◆ **What the task requires**
Starting with the first line below, extract each line through the one that contains "(0,0) rectangle (586,946);", inclusive, excluding pictures.

◆ **Available data**
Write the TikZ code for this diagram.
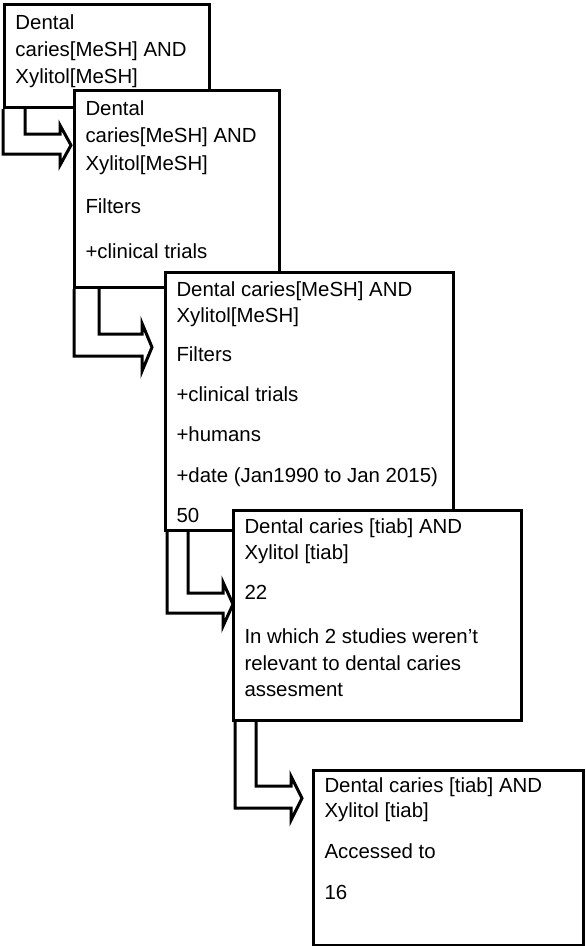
\documentclass[tikz,border=0pt]{standalone}
\usepackage{fontspec}
\setmainfont{Liberation Sans}
\usetikzlibrary{calc}
\tikzset{
  box/.style={draw=black, fill=white, line width=3.2pt, inner sep=0pt, anchor=north west, rectangle},
  txt/.style={inner sep=0pt, outer sep=0pt, align=left, anchor=north west},
  bent/.style={draw=black, line width=3pt, line join=miter},
}
\newcommand{\fr}{\rule{0pt}{20pt}}
\begin{document}
\begin{tikzpicture}[x=1pt,y=-1pt]
\useasboundingbox[fill=white] (0,0) rectangle (586,946);

% Box 1
\node[box, minimum width=205pt, minimum height=103pt] (b1) at (3,3) {};
\node[txt, font=\fontsize{20.4}{27}\selectfont] (t1) at ($(b1.north west)+(12.5,6)$)
  {\fr Dental\\caries[MeSH] AND\\Xylitol[MeSH]};
\draw[bent] (b1.south west) -- ++(0,45) -- ++(57,0) -- ++(0,11) -- ++(11,-20)
  -- ++(-11,-20) -- ++(0,9) -- ++(-35,0) -- ++(0,-25);

% Box 2
\node[box, minimum width=205pt, minimum height=197pt] (b2) at (73,89) {};
\node[txt, font=\fontsize{20.4}{27.5}\selectfont] (t2) at ($(b2.north west)+(12.5,6)$)
  {\fr Dental\\caries[MeSH] AND\\Xylitol[MeSH]\\[16pt]Filters\\[17pt]+clinical trials};
\draw[bent] ($(b2.south west)+(1,0)$) -- ++(0,67) -- ++(68,0) -- ++(0,15) -- ++(10,-24)
  -- ++(-10,-24) -- ++(0,11) -- ++(-43,0) -- ++(0,-45);

% Box 3
\node[box, minimum width=288pt, minimum height=258pt] (b3) at (164,271) {};
\node[txt, font=\fontsize{20.4}{26}\selectfont] (t3) at ($(b3.north west)+(12.5,5)$)
  {\fr Dental caries[MeSH] AND\\Xylitol[MeSH]\\[13pt]Filters\\[14pt]+clinical trials\\[14pt]+humans\\[15pt]+date (Jan1990 to Jan 2015)\\[14pt]50};
\draw[bent] ($(b3.south west)+(3,0)$) -- ++(0,81) -- ++(56,0) -- ++(0,13) -- ++(10,-22)
  -- ++(-10,-22) -- ++(0,11) -- ++(-35,0) -- ++(0,-61);

% Box 4
\node[box, minimum width=288pt, minimum height=210pt] (b4) at (232,509) {};
\node[txt, font=\fontsize{20.4}{26.5}\selectfont] (t4) at ($(b4.north west)+(12.5,4)$)
  {\fr Dental caries [tiab] AND\\Xylitol [tiab]\\[13pt]22\\[18pt]In which 2 studies weren’t\\relevant to dental caries\\assesment};
\draw[bent] ($(b4.south west)+(3,0)$) -- ++(0,86) -- ++(56,0) -- ++(0,12) -- ++(11,-22)
  -- ++(-11,-22) -- ++(0,10) -- ++(-35,0) -- ++(0,-64);

% Box 5
\node[box, minimum width=270pt, minimum height=175pt] (b5) at (312,769) {};
\node[txt, font=\fontsize{20.4}{25.5}\selectfont] (t5) at ($(b5.north west)+(12.5,3)$)
  {\fr Dental caries [tiab] AND\\Xylitol [tiab]\\[15.5pt]Accessed to\\[15.5pt]16};
\end{tikzpicture}
\end{document}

◆ **Full answer**
Write the TikZ code for this diagram.
\documentclass[tikz,border=0pt]{standalone}
\usepackage{fontspec}
\setmainfont{Liberation Sans}
\usetikzlibrary{calc}
\tikzset{
  box/.style={draw=black, fill=white, line width=3.2pt, inner sep=0pt, anchor=north west, rectangle},
  txt/.style={inner sep=0pt, outer sep=0pt, align=left, anchor=north west},
  bent/.style={draw=black, line width=3pt, line join=miter},
}
\newcommand{\fr}{\rule{0pt}{20pt}}
\begin{document}
\begin{tikzpicture}[x=1pt,y=-1pt]
\useasboundingbox[fill=white] (0,0) rectangle (586,946);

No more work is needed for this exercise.